NAL (TSE:NAE-UN) has the majority of its capital focused on 17 net wells in the Cardium. Despite that a Peters & Co. report in March questioned the valuation of Cardium operators as extraction rates fell below expectations, NAL's operations have been on par with forecasts.
Similar to NAL, which plans to expand its Cardium exploration and production activities in upcoming quarters, Bonavista Energy Trust (TSE:BNP-UN) intends to almost double the number of horizontal Cardium wells in 2011. Sixteen wells are budgeted for 2010, and 30 for 2011.
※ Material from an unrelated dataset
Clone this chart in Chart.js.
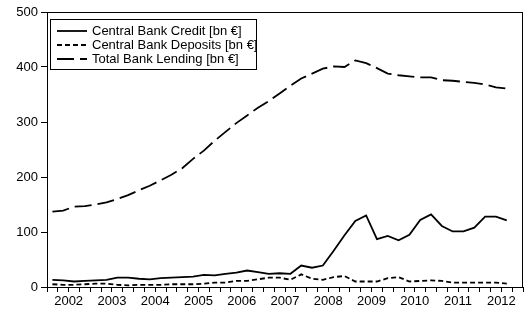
<!DOCTYPE html>
<html>
<head>
<meta charset="utf-8">
<script src="https://cdn.jsdelivr.net/npm/chart.js@4/dist/chart.umd.min.js"></script>
<style>
  html, body { margin: 0; padding: 0; background: #fff; }
</style>
</head>
<body>
<canvas id="chart" width="531" height="314"></canvas>
<script>
// quarterly observations 2002Q1 .. 2012Q3
const quarters = [
    '2002Q1','2002Q2','2002Q3','2002Q4','2003Q1','2003Q2','2003Q3','2003Q4',
    '2004Q1','2004Q2','2004Q3','2004Q4','2005Q1','2005Q2','2005Q3','2005Q4',
    '2006Q1','2006Q2','2006Q3','2006Q4','2007Q1','2007Q2','2007Q3','2007Q4',
    '2008Q1','2008Q2','2008Q3','2008Q4','2009Q1','2009Q2','2009Q3','2009Q4',
    '2010Q1','2010Q2','2010Q3','2010Q4','2011Q1','2011Q2','2011Q3','2011Q4',
    '2012Q1','2012Q2','2012Q3'
];
const yearLabels = ['2002','2003','2004','2005','2006','2007','2008','2009','2010','2011','2012'];
const yTicks = [0, 100, 200, 300, 400, 500];

const credit = [
    13, 12, 10, 11, 12, 13, 17, 17, 15, 14, 16, 17, 18, 19, 22, 21,
    24, 26, 30, 27, 24, 25, 24, 39, 35, 39, 66, 94, 120, 130, 87, 93,
    85, 95, 122, 132, 111, 101, 101, 108, 128, 128, 121
];
const deposits = [
    5, 4, 4, 5, 6, 6, 4, 3, 4, 4, 4, 5, 5, 5, 6, 8,
    8, 11, 11, 14, 17, 17, 13, 23, 15, 13, 18, 20, 10, 10, 10, 16,
    18, 10, 11, 12, 11, 8, 8, 8, 8, 8, 6
];
const lending = [
    137, 139, 146, 147, 150, 154, 160, 167, 176, 184, 194, 204, 216, 233, 248, 266,
    282, 298, 312, 326, 338, 352, 366, 379, 388, 397, 401, 400, 412, 407, 398, 388,
    385, 383, 381, 381, 376, 375, 373, 371, 368, 363, 361
];

const FONT = "'Liberation Sans', Arial, sans-serif";
const xMax = quarters.length + 1; // one empty quarter at the right end

// points sit in the middle of their quarter
function toPoints(values) {
    return values.map((v, i) => ({ x: i + 0.5, y: v }));
}

// frame around the plot area (top and right sides)
const framePlugin = {
    id: 'frame',
    afterDatasetsDraw(chart) {
        const a = chart.chartArea;
        const ctx = chart.ctx;
        ctx.save();
        ctx.strokeStyle = '#000';
        ctx.lineWidth = 1;
        ctx.strokeRect(Math.round(a.left) + 0.5, Math.round(a.top) + 0.5,
            Math.round(a.right - a.left) - 1, Math.round(a.bottom - a.top));
        ctx.restore();
    }
};

// boxed legend in the upper left corner
const boxLegend = {
    id: 'boxLegend',
    afterDraw(chart) {
        const ctx = chart.ctx;
        const left = 50, top = 19, w = 206, h = 50;
        ctx.save();
        ctx.fillStyle = '#fff';
        ctx.fillRect(left, top, w, h);
        ctx.strokeStyle = '#000';
        ctx.lineWidth = 1;
        ctx.strokeRect(left + 0.5, top + 0.5, w, h);
        ctx.font = '13px ' + FONT;
        ctx.textBaseline = 'middle';
        ctx.fillStyle = '#000';
        chart.data.datasets.forEach((ds, i) => {
            const y = top + 12 + i * 14;
            ctx.beginPath();
            ctx.setLineDash(ds.borderDash || []);
            ctx.lineWidth = ds.borderWidth;
            ctx.moveTo(left + 7, y);
            ctx.lineTo(left + 37, y);
            ctx.stroke();
            ctx.setLineDash([]);
            ctx.fillText(ds.label, left + 42, y);
        });
        ctx.restore();
    }
};

new Chart(document.getElementById('chart'), {
    type: 'line',
    data: {
        datasets: [
            {
                label: 'Central Bank Credit [bn €]',
                data: toPoints(credit),
                borderColor: '#000',
                borderWidth: 1.8,
                pointRadius: 0,
                tension: 0
            },
            {
                label: 'Central Bank Deposits [bn €]',
                data: toPoints(deposits),
                borderColor: '#000',
                borderWidth: 1.8,
                borderDash: [5, 3],
                pointRadius: 0,
                tension: 0
            },
            {
                label: 'Total Bank Lending [bn €]',
                data: toPoints(lending),
                borderColor: '#000',
                borderWidth: 1.8,
                borderDash: [17, 6],
                pointRadius: 0,
                tension: 0
            }
        ]
    },
    options: {
        responsive: false,
        devicePixelRatio: 1,
        animation: false,
        layout: { padding: { top: 12, right: 8, left: 0, bottom: 0 } },
        plugins: {
            legend: { display: false },
            tooltip: { enabled: false }
        },
        scales: {
            x: {
                type: 'linear',
                min: 0,
                max: xMax,
                afterBuildTicks: s => {
                    const t = [];
                    for (let q = 0; q <= xMax; q++) t.push({ value: q });
                    s.ticks = t;
                },
                afterFit: s => { s.height = 27; },
                ticks: {
                    autoSkip: false,
                    maxRotation: 0,
                    minRotation: 0,
                    padding: 2,
                    color: '#000',
                    font: { family: FONT, size: 13 },
                    callback: v => (v % 4 === 2 ? yearLabels[(v - 2) / 4] : '')
                },
                grid: { drawOnChartArea: false, tickLength: 5, color: '#000' },
                border: { display: true, color: '#000', width: 1 }
            },
            y: {
                min: 0,
                max: 500,
                afterBuildTicks: s => { s.ticks = yTicks.map(v => ({ value: v })); },
                afterFit: s => { s.width = 47; },
                ticks: {
                    padding: 3,
                    color: '#000',
                    font: { family: FONT, size: 13 }
                },
                grid: { drawOnChartArea: false, tickLength: 6, color: '#000' },
                border: { display: true, color: '#000', width: 1 }
            }
        }
    },
    plugins: [framePlugin, boxLegend]
});
</script>
</body>
</html>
Likewise, Anderson Energy (TSE:AXL) reported on June 20, 2010 that it will drill 21 gross wells in the region in 2010, as fourth-quarter production is expected to reach 1,500 barrels of oil per day. Light oil horizontal drilling in the Cardium has enabled Anderson to increase its portfolio focus on oil and NGL as natural gas prices remains depressed.
The Bottom Line
The Alberta Government has decreased the amount of royalties that oil companies are forced to pay, from a maximum of 50% in 2009 to 40% effective as of 2011. Such measures are intended to energize investment in Alberta, as companies become more profitable and appealing to shareholders.